Ce bref his­torique a mon­tré le lien des con­cours avec la fête et la reli­gion : lien de con­fu­sion dans l’an­tiq­ui­té, de rejet explicite pen­dant la chré­tien­té, et enfin de suc­ces­sion depuis la Révo­lu­tion. L’analyse des moti­va­tions des acteurs et l’ob­ser­va­tion des com­porte­ments lors de la céré­monie de remise des prix en font saisir les fonde­ments anthro­pologiques. Ces résul­tats con­cor­dent avec l’oeu­vre, aujour­d’hui célèbre, de René Girard, qui juste­ment réu­nit l’an­thro­polo­gie, la reli­gion et la com­péti­tion (plus exacte­ment la rival­ité). Cette oeu­vre s’est attachée à démon­tr­er que les hommes se met­tent tout spon­tané­ment en rival­ité les uns avec les autres pour obtenir le même objet ; qu’il y a un phénomène de con­ta­gion par imi­ta­tion ; que cette ten­dance à la rival­ité ” mimé­tique ” met en péril la sta­bil­ité de la société ; qu’il faut donc la gér­er, et en par­ti­c­uli­er lui trou­ver une sor­tie ; que cette sor­tie se fait par l’u­nion de tous autour d’un coupable. Si la rival­ité mimé­tique est effec­tive­ment aus­si fon­da­men­tale dans la vie des hommes, notre cul­ture mod­erne lui a trou­vée une solu­tion remar­quable qui mérite d’être soulignée. 

Égalité, différence et rivalité

Un con­cours ne fait qu’un seul grand vain­queur. Il y a plus de per­dants que de gagnants.
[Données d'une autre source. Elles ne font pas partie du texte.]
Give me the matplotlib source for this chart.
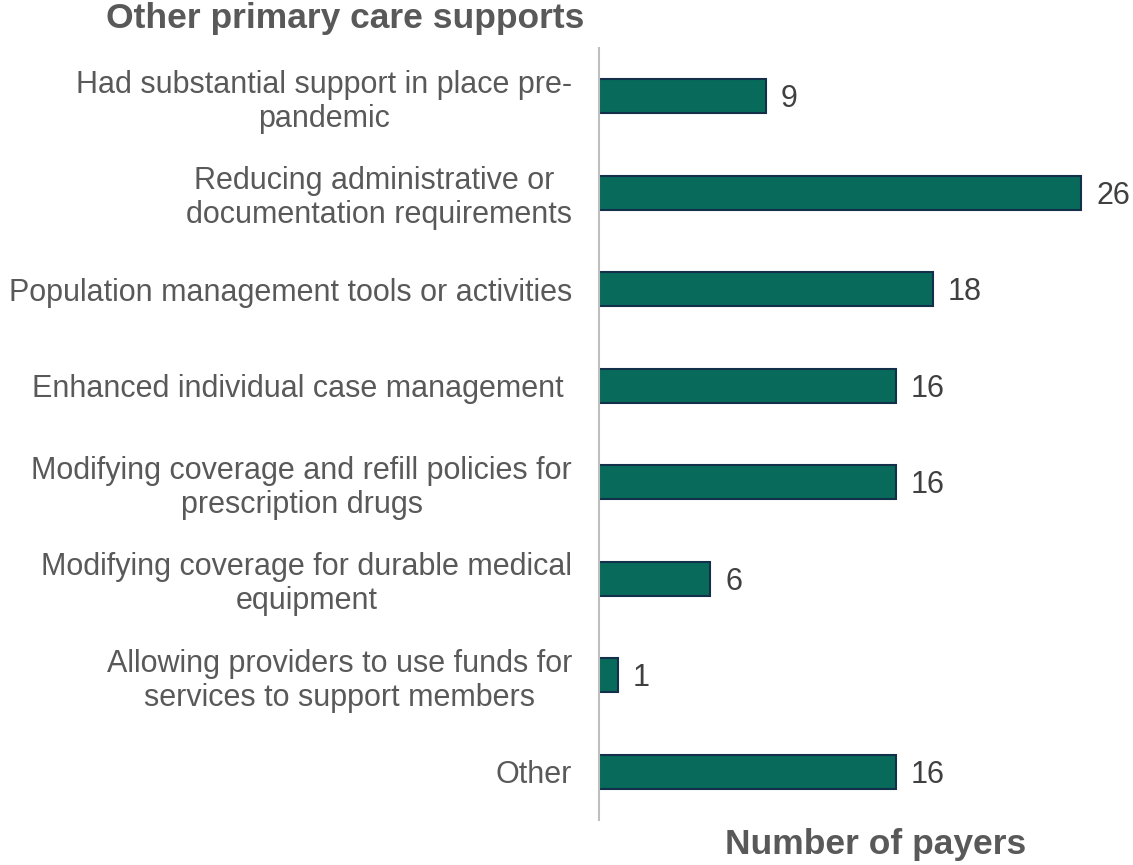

Mais d’où vient-elle ? Revenons pour cela à l’époque chré­ti­enne inter­mé­di­aire qui s’est dis­pen­sée des con­cours. Elle les rejette car elle les voit comme directe­ment por­teurs de l’éthique païenne dont elle veut se dégager. Mais com­ment fait-elle alors pour résoudre les ten­sions de rival­ité mimé­tique ? Sa solu­tion est l’étab­lisse­ment d’une mul­ti­tude d’i­den­tités dis­tinctes ; l’ex­em­ple le plus con­nu est la sépa­ra­tion en trois ordres — religieux, nobles, tra­vailleurs -; et la mise en place de nom­breux niveaux hiérar­chiques. De manière cohérente, la fête chré­ti­enne, cen­trée autour de la Cène, répond alors au besoin de recon­naître l’é­gal­ité fon­da­men­tale de tous au-delà des iden­tités sociales par­ti­c­ulières. Or, ce rite de com­mu­nion dans le Christ, peut aus­si se lire comme com­mu­nion dans le meilleur des hommes pour que cha­cun lui aus­si s’améliore. Ce rite, de plus, se veut le rem­plaçant des sac­ri­fices. Il appa­raît donc comme la passerelle entre les modes de con­clu­sion des con­cours antiques et con­tem­po­rains. À par­tir de la Révo­lu­tion, tous rede­vi­en­nent des égaux. La rival­ité réap­pa­rait. Cepen­dant, elle hérite de la péri­ode chré­ti­enne une nou­velle modal­ité de sor­tie, asso­ciée à une éthique de pro­grès. De fait, dans les jeux d’au­jour­d’hui, le vain­queur fait sou­vent mon­ter à côté de lui les vain­cus sur la plus haute marche du podi­um, pour recueil­lir des applaud­isse­ments con­joints. Les rites sac­ri­fi­ciels sont absents. 

L’âme d’un peuple

Un dic­ton veut que les fêtes reflè­tent l’âme d’un peu­ple. Notre société abonde en proces­sus rival­i­taires : notre sys­tème pro­fes­sion­nel, qu’il soit celui de l’é­conomie privée ou celui de l’ad­min­is­tra­tion, est régi par la com­péti­tion, nos élec­tions poli­tiques sont qua­si­ment des con­cours. Une telle frénésie est, c’est prob­a­ble, la con­trepar­tie oblig­a­toire au principe fon­da­men­tal d’é­gal­ité des hommes : la com­péti­tion répond dans ce con­texte au besoin essen­tiel que cha­cun d’en­tre nous a de se situer. De telles rival­ités omniprésentes sont perçues par la plu­part comme par­ti­c­ulière­ment lour­des. Les con­cours fes­tifs illus­trent une manière de ren­vers­er cet état d’e­sprit vers un pro­grès et la joie de tous.